Using data from Worldscope for 23 developed countries for the 1990–2008 period, we check whether the decrease in debt maturity is exclusive to the US. Overall we find no evidence of a decrease in debt maturity outside of the US. When analyzing the data individually for four other major countries (UK, Germany, France and Japan) we only find a decrease in debt maturity in Japan. The Japanese trend can mostly be related to the existence of low levels of short-term interest rates during the sample period.

The supply of credit also mattered

Finally, we look at supply-side effects that might explain the trend in debt maturity. We begin by studying the maturity of new bond issues and syndicated loans. The sample of bond issues contains 12,821 issues for 1,986 industrial firms over the 1976–2008 period. We find a negative and strongly significant trend in the average and median maturity of new bond issues. The median maturity falls from 25 years in 1976 to 7.5 years in 2008. This trend is common to all size groups (including large firms), which differs from the results using balance sheet data. Using regression analysis, we find a negative and significant trend in the maturity of bond issues of all size groups, and also that this trend is not fully explained by the listing year. When examining the sample composition of bond issuers by size, we find that small firms have increased their importance in the public debt markets, which helps to explain the decrease in debt maturity.
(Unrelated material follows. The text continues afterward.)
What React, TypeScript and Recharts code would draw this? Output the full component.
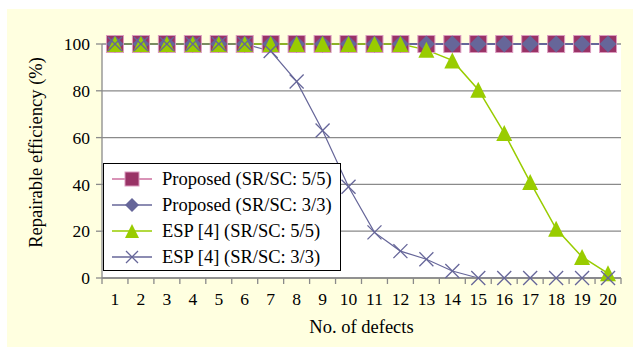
import { LineChart, Line, XAxis, YAxis, CartesianGrid, Label } from 'recharts';

const defects = [1, 2, 3, 4, 5, 6, 7, 8, 9, 10, 11, 12, 13, 14, 15, 16, 17, 18, 19, 20];
const proposed55 = [100, 100, 100, 100, 100, 100, 100, 100, 100, 100, 100, 100, 100, 100, 100, 100, 100, 100, 100, 100];
const proposed33 = [100, 100, 100, 100, 100, 100, 100, 100, 100, 100, 100, 100, 100, 100, 100, 100, 100, 100, 100, 100];
const esp55 = [100, 100, 100, 100, 100, 100, 100, 100, 100, 100, 100, 100, 97.5, 93, 80.5, 62, 41, 21, 9, 2];
const esp33 = [100, 100, 100, 100, 100, 100, 97, 84, 63, 39, 19.5, 11.5, 8, 3, 0, 0, 0, 0, 0, 0];
const yTicks = [0, 20, 40, 60, 80, 100];

const seriesNames = [
  'Proposed (SR/SC: 5/5)',
  'Proposed (SR/SC: 3/3)',
  'ESP [4] (SR/SC: 5/5)',
  'ESP [4] (SR/SC: 3/3)',
];

const data = defects.map((d, i) => ({
  defects: d,
  p55: proposed55[i],
  p33: proposed33[i],
  e55: esp55[i],
  e33: esp33[i],
}));

const FONT = 'Liberation Serif';
const W = 626;
const H = 338;
const MARGIN = { top: 35, right: 12, left: 0, bottom: 9 };
const Y_W = 95;
const X_H = 60;
const PLOT_W = W - MARGIN.left - MARGIN.right - Y_W;
const PLOT_H = H - MARGIN.top - MARGIN.bottom - X_H;
const BAND = PLOT_W / defects.length;
const GRID = '#8a8a8a';

const MAGENTA = '#993366';
const PINK = '#cc6f9f';
const BLUE = '#666699';
const GREEN = '#99cc00';

function Square({ cx, cy, s }: any) {
  return <rect x={cx - s / 2} y={cy - s / 2} width={s} height={s} fill={MAGENTA} stroke="#dc9cc0" strokeWidth={1} />;
}
function Diamond({ cx, cy, s }: any) {
  const h = s / 2;
  return <polygon points={`${cx},${cy - h} ${cx + h},${cy} ${cx},${cy + h} ${cx - h},${cy}`} fill={BLUE} />;
}
function Triangle({ cx, cy, s }: any) {
  const h = s / 2;
  return <polygon points={`${cx},${cy - h} ${cx + h},${cy + h} ${cx - h},${cy + h}`} fill={GREEN} />;
}
function Cross({ cx, cy, s }: any) {
  const h = s / 2;
  return (
    <g stroke={BLUE} strokeWidth={1.3}>
      <line x1={cx - h} y1={cy - h} x2={cx + h} y2={cy + h} />
      <line x1={cx - h} y1={cy + h} x2={cx + h} y2={cy - h} />
    </g>
  );
}

const markers = [Square, Diamond, Triangle, Cross];
const lineColors = [PINK, BLUE, GREEN, BLUE];

function XTick(props: any) {
  const { x, payload, index } = props;
  const axisY = MARGIN.top + PLOT_H;
  return (
    <g>
      <line x1={x - BAND / 2} x2={x - BAND / 2} y1={axisY} y2={axisY + 6} stroke={GRID} strokeWidth={1.3} />
      {index === defects.length - 1 && (
        <line x1={x + BAND / 2} x2={x + BAND / 2} y1={axisY} y2={axisY + 6} stroke={GRID} strokeWidth={1.3} />
      )}
      <text x={x} y={axisY + 27} textAnchor="middle" fontFamily={FONT} fontSize={17.5} fill="#000">
        {payload.value}
      </text>
    </g>
  );
}

function ChartLegend() {
  return (
    <div
      style={{
        position: 'absolute',
        left: 96,
        top: 154,
        width: 238,
        height: 108,
        background: '#fff',
        border: '1.5px solid #000',
        boxSizing: 'border-box',
        fontFamily: FONT,
        fontSize: 18.5,
        color: '#000',
      }}
    >
      {seriesNames.map((name, i) => {
        const M = markers[i];
        return (
          <div key={name} style={{ position: 'absolute', left: 0, top: 3 + i * 26, height: 24, display: 'flex', alignItems: 'center' }}>
            <svg width={50} height={24} style={{ marginLeft: 8 }}>
              <line x1={0} x2={40} y1={12} y2={12} stroke={lineColors[i]} strokeWidth={1.5} />
              <M cx={20} cy={12} s={i === 3 ? 12 : 14} />
            </svg>
            <span style={{ whiteSpace: 'nowrap' }}>{name}</span>
          </div>
        );
      })}
    </div>
  );
}

export default function App() {
  return (
    <div style={{ position: 'absolute', left: 7, top: 9, width: W, height: H, background: '#ffffe0' }}>
      <LineChart width={W} height={H} data={data} margin={MARGIN}>
        <CartesianGrid vertical={false} stroke={GRID} strokeWidth={1.3} fill="#fff" />
        <XAxis
          dataKey="defects"
          type="category"
          scale="band"
          height={X_H}
          tick={<XTick />}
          tickLine={false}
          axisLine={{ stroke: GRID, strokeWidth: 1.3 }}
          interval={0}
        >
          <Label
            content={() => (
              <text x={MARGIN.left + Y_W + PLOT_W / 2} y={MARGIN.top + PLOT_H + 55} textAnchor="middle" fontFamily={FONT} fontSize={18.5} fill="#000">
                No. of defects
              </text>
            )}
          />
        </XAxis>
        <YAxis
          width={Y_W}
          domain={[0, 100]}
          ticks={yTicks}
          interval={0}
          tickSize={6}
          tickMargin={6}
          tick={{ fontFamily: FONT, fontSize: 17.5, fill: '#000' }}
          tickLine={{ stroke: GRID, strokeWidth: 1.3 }}
          axisLine={{ stroke: GRID, strokeWidth: 1.3 }}
        >
          <Label
            content={() => (
              <text
                transform="translate(35, 143.5) rotate(-90)"
                textAnchor="middle"
                fontFamily={FONT}
                fontSize={18.5}
                fill="#000"
              >
                Repairable efficiency (%)
              </text>
            )}
          />
        </YAxis>
        <YAxis yAxisId="frame" orientation="right" width={0} domain={[0, 100]} tick={false} tickLine={false} axisLine={{ stroke: '#000', strokeWidth: 1.5 }} />
        <Line
          dataKey="p55"
          name={seriesNames[0]}
          stroke={PINK}
          strokeWidth={2}
          isAnimationActive={false}
          dot={(p: any) => <Square key={`a${p.index}`} cx={p.cx} cy={p.cy} s={17} />}
        />
        <Line
          dataKey="p33"
          name={seriesNames[1]}
          stroke={BLUE}
          strokeWidth={2}
          isAnimationActive={false}
          dot={(p: any) => <Diamond key={`b${p.index}`} cx={p.cx} cy={p.cy} s={17} />}
        />
        <Line
          dataKey="e55"
          name={seriesNames[2]}
          stroke={GREEN}
          strokeWidth={1.5}
          isAnimationActive={false}
          dot={(p: any) => <Triangle key={`c${p.index}`} cx={p.cx} cy={p.cy} s={16} />}
        />
        <Line
          dataKey="e33"
          name={seriesNames[3]}
          stroke={BLUE}
          strokeWidth={1.2}
          isAnimationActive={false}
          dot={(p: any) => <Cross key={`d${p.index}`} cx={p.cx} cy={p.cy} s={14} />}
        />
      </LineChart>
      <ChartLegend />
    </div>
  );
}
To study the private debt market, we use a sample of 113,094 syndicated loans from 5,114 firms for the period 1987–2008. We find no evidence of a time trend. We also do not find a significant increase in the relative importance of small firms during the 1990s, as we do for bond markets. When we study the volume of private debt compared to public debt, we find an increase in the share of public debt. Together with the decrease in public debt maturity, this supports the idea that the decrease in debt maturity has taken place mainly in public debt markets.

To further investigate how the supply of credit affects debt maturity, we use an exogenous contraction in the supply of speculative-grade credit after 1989 resulting from regulatory changes derived from the collapse of Drexel Burnham Lambert. Speculative-grade firms significantly reduced their use of long-term debt relative to investment-grade firms. We also find that unrated firms decreased debt maturity after 2007 (i.e., at the time of a large contraction in the supply of bank loans) significantly more than rated firms. Thus, we conclude that debt maturity is affected by supply-side factors.


Overall, we find a secular decrease in the debt maturity, concentrated among small firms and firms with high information asymmetries. New firms listed in the 1980s and 1990s are responsible for the negative trend, because they use much more short-term debt than older firms. This trend is inexistent when we consider the firms listing vintage. However, we find that demand-side factors cannot fully explain the decrease in debt maturity. Supply-side factors are also relevant. The decrease in debt maturity occurred mainly in the public debt markets and has increased the exposure of firms to credit and liquidity shocks. This may have as well exacerbated the effects of the 2007–2008 financial crisis on the real economy.